Exercise prompt
Starting at the top of the listing, extract every line up to and including the one with "import seaborn as sns". Pictures stay out of the copy.

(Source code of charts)
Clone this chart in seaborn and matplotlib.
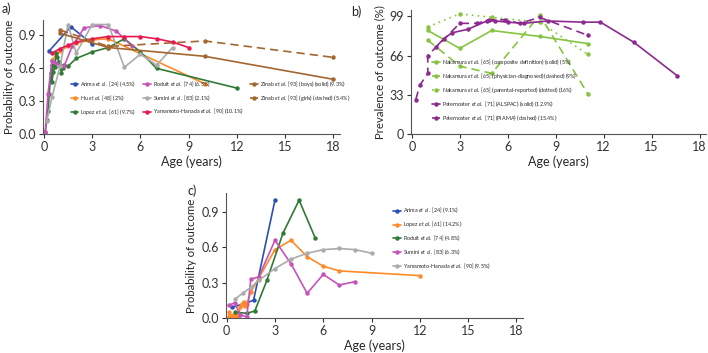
import matplotlib
matplotlib.use("Agg")
import matplotlib.pyplot as plt
import seaborn as sns

# ---- panel a data ----
arima_a_x = [0.33, 1.67, 3]
arima_a_y = [0.76, 0.98, 0.82]
hu_a_x = [0.5, 0.75, 1.0, 1.5, 2, 3, 4, 10]
hu_a_y = [0.68, 0.72, 0.76, 0.80, 0.83, 0.86, 0.87, 0.46]
lopez_a_x = [0.08, 0.17, 0.25, 0.33, 0.42, 0.5, 0.5, 0.58, 0.67, 0.75, 0.83, 0.92,
             1.0, 1.08, 1.17, 1.25, 1.5, 2, 3, 4, 5, 6, 7, 12]
lopez_a_y = [0.02, 0.13, 0.21, 0.37, 0.56, 0.63, 0.48, 0.57, 0.61, 0.74, 0.70, 0.66,
             0.63, 0.56, 0.60, 0.63, 0.62, 0.69, 0.75, 0.79, 0.87, 0.75, 0.60, 0.42]
roduit_a_x = [0.08, 0.25, 0.5, 0.75, 1.0, 1.25, 1.75, 2.5, 3.5, 4.5, 5.5]
roduit_a_y = [0.02, 0.37, 0.67, 0.65, 0.62, 0.62, 0.80, 0.97, 0.99, 0.94, 0.80]
sumini_a_x = [0.17, 0.5, 1.0, 1.5, 2.0, 3.0, 4.0, 5.0, 6.0, 7.0, 8.0]
sumini_a_y = [0.12, 0.34, 0.62, 1.0, 0.74, 1.0, 1.0, 0.61, 0.73, 0.63, 0.79]
zinab_boys_x = [1, 4, 10, 18]
zinab_boys_y = [0.92, 0.79, 0.71, 0.50]
zinab_girls_x = [1, 4, 10, 18]
zinab_girls_y = [0.95, 0.80, 0.85, 0.70]
yamamoto_a_x = [0.5, 1, 1.5, 2, 3, 4, 5, 6, 7, 8, 9]
yamamoto_a_y = [0.74, 0.78, 0.81, 0.84, 0.87, 0.89, 0.89, 0.89, 0.87, 0.84, 0.79]

# ---- panel b data ----
nak_comp_x = [1, 3, 5, 8, 11]
nak_comp_y = [87, 72, 87, 82, 76]
nak_phys_x = [1, 3, 5, 8, 11]
nak_phys_y = [79, 57, 51, 100, 34]
nak_par_x = [1, 3, 5, 8, 11]
nak_par_y = [90, 101, 98, 94, 67]
pat_alspac_x = [1.5, 2, 2.5, 3.5, 4.7, 5.2, 6.0, 7.0, 8.5, 10.7, 11.8, 13.9, 16.6]
pat_alspac_y = [73, 80, 85, 88, 95, 95, 94, 93, 95, 94, 94, 77, 49]
pat_piama_x = [0.25, 0.5, 1.0, 1.0, 3.0, 4.1, 4.8, 5.8, 6.75, 8.0, 11.0]
pat_piama_y = [29, 41, 51, 66, 93, 93, 96, 96, 93, 98, 83]

# ---- panel c data ----
arima_c_x = [0.33, 1.67, 3]
arima_c_y = [0.09, 0.15, 1.0]
lopez_c_x = [0.08, 0.17, 0.25, 0.33, 0.42, 0.5, 0.58, 0.67, 0.75, 0.83, 0.92, 1.0,
             1.08, 1.17, 1.25, 1.5, 2, 3, 4, 5, 6, 7, 12]
lopez_c_y = [0.0, 0.05, 0.02, 0.0, 0.03, 0.01, 0.04, 0.02, 0.03, 0.09, 0.11, 0.13,
             0.14, 0.10, 0.12, 0.22, 0.34, 0.58, 0.66, 0.52, 0.44, 0.40, 0.36]
roduit_c_x = [0.5, 1.25, 1.75, 2.5, 3.5, 4.5, 5.5]
roduit_c_y = [0.05, 0.04, 0.06, 0.32, 0.72, 1.0, 0.68]
sumini_c_x = [0.17, 0.5, 0.83, 1.25, 1.5, 2, 3, 4, 5, 6, 7, 8]
sumini_c_y = [0.11, 0.13, 0.03, 0.01, 0.33, 0.35, 0.66, 0.46, 0.21, 0.37, 0.28, 0.31]
yamamoto_c_x = [0.5, 1, 1.5, 2, 3, 4, 5, 6, 7, 8, 9]
yamamoto_c_y = [0.16, 0.21, 0.26, 0.32, 0.42, 0.50, 0.55, 0.58, 0.59, 0.58, 0.55]

age_ticks = [0, 3, 6, 9, 12, 15, 18]
prob_ticks = [0.0, 0.3, 0.6, 0.9]
prev_ticks = [0, 33, 66, 99]

BLUE = "#2c4fb4"
ORANGE = "#ff8a2a"
GREEN = "#2f7a35"
ORCHID = "#c852bc"
GREY = "#ababab"
BROWN = "#a3662f"
CRIMSON = "#e8184e"
LIME = "#86c440"
PURPLE = "#8c2a8f"

sns.set_style("ticks")
plt.rcParams["font.family"] = ["Lato", "DejaVu Sans"]
plt.rcParams["mathtext.fontset"] = "custom"
plt.rcParams["mathtext.rm"] = "Lato"
plt.rcParams["mathtext.it"] = "Lato:italic"

ETAL = r"$\it{et\ al.}$"

fig = plt.figure(figsize=(7.08, 3.53), dpi=100)
ax_a = fig.add_axes([0.061, 0.620, 0.419, 0.323])
ax_b = fig.add_axes([0.5805, 0.620, 0.4167, 0.351])
ax_c = fig.add_axes([0.319, 0.099, 0.4195, 0.354])


def draw(ax, x, y, color, label, ls="-"):
    sns.lineplot(x=x, y=y, ax=ax, color=color, marker="o", markersize=3.2,
                 markeredgewidth=0, linewidth=1.2, linestyle=ls,
                 estimator=None, sort=False, label=label)


def style(ax, ylim, yticks, ylabel):
    ax.set_xlim(-0.05, 18.4)
    ax.set_ylim(*ylim)
    ax.set_xticks(age_ticks)
    ax.set_yticks(yticks)
    if isinstance(yticks[0], float):
        ax.set_yticklabels([f"{t:.1f}" for t in yticks])
    ax.set_xlabel("Age (years)", fontsize=9, labelpad=2)
    ax.set_ylabel(ylabel, fontsize=8.2, labelpad=3)
    ax.tick_params(labelsize=9, length=3, width=0.8, pad=2, colors="#333333")
    for s in ["left", "bottom"]:
        ax.spines[s].set_linewidth(0.8)
        ax.spines[s].set_color("#555555")
    sns.despine(ax=ax)


leg_kw = dict(fontsize=3.9, frameon=False, handlelength=1.4, handletextpad=0.4,
              labelspacing=0.75, borderpad=0.2)

# panel a
draw(ax_a, arima_a_x, arima_a_y, BLUE, f"Arima {ETAL} [24] (4.5%)")
draw(ax_a, hu_a_x, hu_a_y, ORANGE, f"Hu {ETAL} [48] (2%)")
draw(ax_a, lopez_a_x, lopez_a_y, GREEN, f"Lopez {ETAL} [61] (9.7%)")
draw(ax_a, roduit_a_x, roduit_a_y, ORCHID, f"Roduit {ETAL} [74] (6.5%)")
draw(ax_a, sumini_a_x, sumini_a_y, GREY, f"Sumini {ETAL} [83] (2.1%)")
draw(ax_a, yamamoto_a_x, yamamoto_a_y, CRIMSON, f"Yamamoto-Hanada {ETAL} [90] (10.1%)")
draw(ax_a, zinab_boys_x, zinab_boys_y, BROWN, f"Zinab {ETAL} [93] (boys) (solid) (9.3%)")
draw(ax_a, zinab_girls_x, zinab_girls_y, BROWN, f"Zinab {ETAL} [93] (girls) (dashed) (5.4%)",
     ls=(0, (5, 3)))
style(ax_a, (0, 1.04), prob_ticks, "Probability of outcome")
ax_a.legend(ncol=3, loc="lower left", bbox_to_anchor=(0.08, 0.12),
            columnspacing=1.2, **leg_kw)

# panel b
draw(ax_b, nak_comp_x, nak_comp_y, LIME, f"Nakamura {ETAL} [65] (composite definition) (solid) (5%)")
draw(ax_b, nak_phys_x, nak_phys_y, LIME, f"Nakamura {ETAL} [65] (physician-diagnosed) (dashed) (9%)",
     ls=(0, (5, 3)))
draw(ax_b, nak_par_x, nak_par_y, LIME, f"Nakamura {ETAL} [65] (parental-reported) (dotted) (16%)",
     ls=(0, (1, 2.5)))
draw(ax_b, pat_alspac_x, pat_alspac_y, PURPLE, f"Paternoster {ETAL} [71] (ALSPAC) (solid) (12.9%)")
draw(ax_b, pat_piama_x, pat_piama_y, PURPLE, f"Paternoster {ETAL} [71] (PIAMA) (dashed) (15.4%)",
     ls=(0, (5, 3)))
style(ax_b, (0, 104), prev_ticks, "Prevalence of outcome (%)")
ax_b.legend(ncol=1, loc="lower left", bbox_to_anchor=(0.06, 0.06), **leg_kw)

# panel c
draw(ax_c, arima_c_x, arima_c_y, BLUE, f"Arima {ETAL} [24] (9.1%)")
draw(ax_c, lopez_c_x, lopez_c_y, ORANGE, f"Lopez {ETAL} [61] (14.2%)")
draw(ax_c, roduit_c_x, roduit_c_y, GREEN, f"Roduit {ETAL} [74] (4.8%)")
draw(ax_c, sumini_c_x, sumini_c_y, ORCHID, f"Sumini {ETAL} [83] (6.3%)")
draw(ax_c, yamamoto_c_x, yamamoto_c_y, GREY, f"Yamamoto-Hanada {ETAL} [90] (9.5%)")
style(ax_c, (0, 1.06), prob_ticks, "Probability of outcome")
ax_c.legend(ncol=1, loc="upper left", bbox_to_anchor=(0.55, 0.93), **leg_kw)

fig.text(0.002, 0.992, "a)", fontsize=9, va="top", ha="left")
fig.text(0.496, 0.985, "b)", fontsize=9, va="top", ha="left")
fig.text(0.265, 0.478, "c)", fontsize=9, va="top", ha="left")

fig.savefig("out.png", dpi=100)
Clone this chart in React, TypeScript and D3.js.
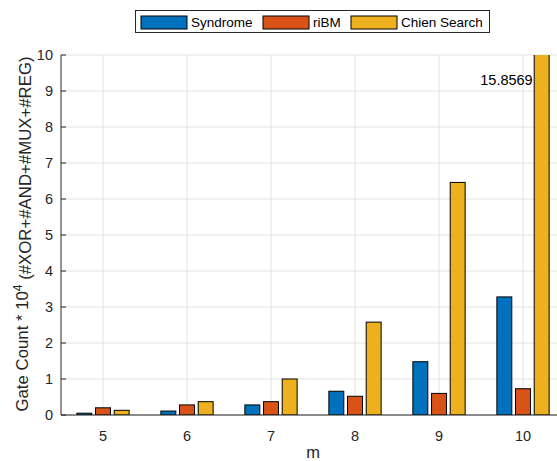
import React from "react";
import * as d3 from "d3";

const categories = [5, 6, 7, 8, 9, 10];
const seriesNames = ["Syndrome", "riBM", "Chien Search"];
const syndrome = [0.05, 0.11, 0.28, 0.66, 1.48, 3.28];
const riBM = [0.2, 0.28, 0.37, 0.52, 0.6, 0.73];
const chien = [0.13, 0.37, 1.0, 2.58, 6.46, 15.8569];
const yTicks = [0, 1, 2, 3, 4, 5, 6, 7, 8, 9, 10];
const colors = ["#0072BD", "#D95319", "#EDB120"];
const annotation = { x: 10, y: 9.3, text: "15.8569" };

const W = 557;
const H = 461;
const FONT = "'Liberation Sans', Arial, Helvetica, sans-serif";

export default function App() {
  const x = d3.scaleLinear().domain([4.5, 10.5]).range([61, 565]);
  const y = d3.scaleLinear().domain([0, 10]).range([415, 55]);
  const series = [syndrome, riBM, chien];
  const nS = series.length;
  const groupWidth = Math.min(0.8, nS / (nS + 1.5));
  const step = groupWidth / nS;
  const barW = step * 0.8;
  const [x0, x1] = x.range();
  const [yb, yt] = y.range();

  const legendItems = [
    { sx: 141, tx: 191 },
    { sx: 263, tx: 313 },
    { sx: 351, tx: 401 },
  ];

  return (
    <svg width={W} height={H} style={{ position: "absolute", left: 0, top: 0, background: "#fff" }} fontFamily={FONT}>
      <defs>
        <clipPath id="plotClip">
          <rect x={x0} y={yt} width={x1 - x0} height={yb - yt} />
        </clipPath>
      </defs>
      <rect x={0} y={0} width={W} height={H} fill="#fff" />
      {/* grid */}
      {yTicks.map((t) => (
        <line key={"gy" + t} x1={x0} x2={x1} y1={y(t)} y2={y(t)} stroke="#e2e2e2" strokeWidth={1} />
      ))}
      {categories.map((c) => (
        <line key={"gx" + c} x1={x(c)} x2={x(c)} y1={yb} y2={yt} stroke="#e2e2e2" strokeWidth={1} />
      ))}
      {/* x ticks (inward) */}
      {categories.map((c) => (
        <line key={"tx" + c} x1={x(c)} x2={x(c)} y1={yb} y2={yb - 5} stroke="#262626" strokeWidth={1} />
      ))}
      {/* bars */}
      <g clipPath="url(#plotClip)">
        {series.map((vals, si) =>
          vals.map((v, i) => {
            const cx = categories[i] + (si - (nS - 1) / 2) * step;
            const left = x(cx - barW / 2);
            const right = x(cx + barW / 2);
            const top = y(v);
            return (
              <rect
                key={si + "-" + i}
                x={left}
                y={top}
                width={right - left}
                height={yb - top}
                fill={colors[si]}
                stroke="#000"
                strokeWidth={1}
              />
            );
          })
        )}
      </g>
      {/* axes */}
      <line x1={x0} x2={x0} y1={yt} y2={yb} stroke="#262626" strokeWidth={1} />
      <line x1={x0} x2={x1} y1={yb} y2={yb} stroke="#262626" strokeWidth={1} />
      {yTicks.map((t) => (
        <g key={"ty" + t}>
          <line x1={x0} x2={x0 + 5} y1={y(t)} y2={y(t)} stroke="#262626" strokeWidth={1} />
          <text x={x0 - 8} y={y(t)} dy="0.35em" textAnchor="end" fontSize={14.5} fill="#262626">
            {t}
          </text>
        </g>
      ))}
      {categories.map((c) => (
        <text key={"lx" + c} x={x(c)} y={yb + 21} dy="0.35em" textAnchor="middle" fontSize={14.5} fill="#262626">
          {c}
        </text>
      ))}
      {/* axis labels */}
      <text x={(x0 + 565) / 2} y={452} dy="0.35em" textAnchor="middle" fontSize={16.5} fill="#262626">
        m
      </text>
      <text
        transform={`translate(22.5, ${(yt + yb) / 2 - 1}) rotate(-90)`}
        textAnchor="middle"
        dy="0.35em"
        fontSize={16.8}
        fill="#262626"
      >
        Gate Count * 10
        <tspan dy="-0.5em" fontSize={12}>4</tspan>
        <tspan dy="0.5em"> (#XOR+#AND+#MUX+#REG)</tspan>
      </text>
      {/* annotation */}
      <text
        x={x(annotation.x + step - barW / 2) - 1.5}
        y={y(annotation.y)}
        dy="0.35em"
        textAnchor="end"
        fontSize={14.5}
        fill="#000"
      >
        {annotation.text}
      </text>
      {/* legend */}
      <rect x={135.5} y={10.5} width={354} height={22} fill="#fff" stroke="#262626" strokeWidth={1} />
      {seriesNames.map((n, i) => (
        <g key={n}>
          <rect x={legendItems[i].sx} y={16} width={46} height={13} fill={colors[i]} stroke="#000" strokeWidth={1} />
          <text x={legendItems[i].tx} y={22.5} dy="0.35em" fontSize={13.5} fill="#000">
            {n}
          </text>
        </g>
      ))}
    </svg>
  );
}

Exercise result
Clone this chart in seaborn and matplotlib.
import matplotlib
matplotlib.use("Agg")
import matplotlib.pyplot as plt
import seaborn as sns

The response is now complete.